Seiberg-Witten curves of \( \hat{D} \)-type Little Strings

Abstract

Little Strings are a type of non-gravitational quantum theories that contain extended degrees of freedom, but behave like ordinary Quantum Field Theories at low energies. A particular class of such theories in six dimensions is engineered as the world-volume theory of an M5-brane on a circle that probes a transverse orbifold geometry. Its low energy limit is a supersymmetric gauge theory that is described by a quiver in the shape of the Dynkin diagram of the affine extension of an ADE-group.
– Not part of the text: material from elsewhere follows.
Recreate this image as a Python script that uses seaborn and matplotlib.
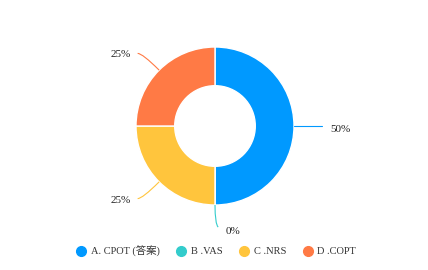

While the so-called \( \hat{A} \)-type Little String Theories (LSTs) are very well studied, much less is known about the \( \hat{D} \)-type, where for example the Seiberg-Witten curve (SWC) is only known in the case of the \( {\hat{D}}_4 \) theory. In this work, we provide a general construction of this curve for arbitrary \( {\hat{D}}_M \) that respects all symmetries and dualities of the LST and is compatible with lower-dimensional results in the literature. For M = 4 our construction reproduces the same curve as previously obtained by other methods. The form in which we cast the SWC for generic \( {\hat{D}}_M \) allows to study the behaviour of the LST under modular transformations and provides insights into a dual formulation as a circular quiver gauge theory with nodes of Sp(M − 4) and SO(2M).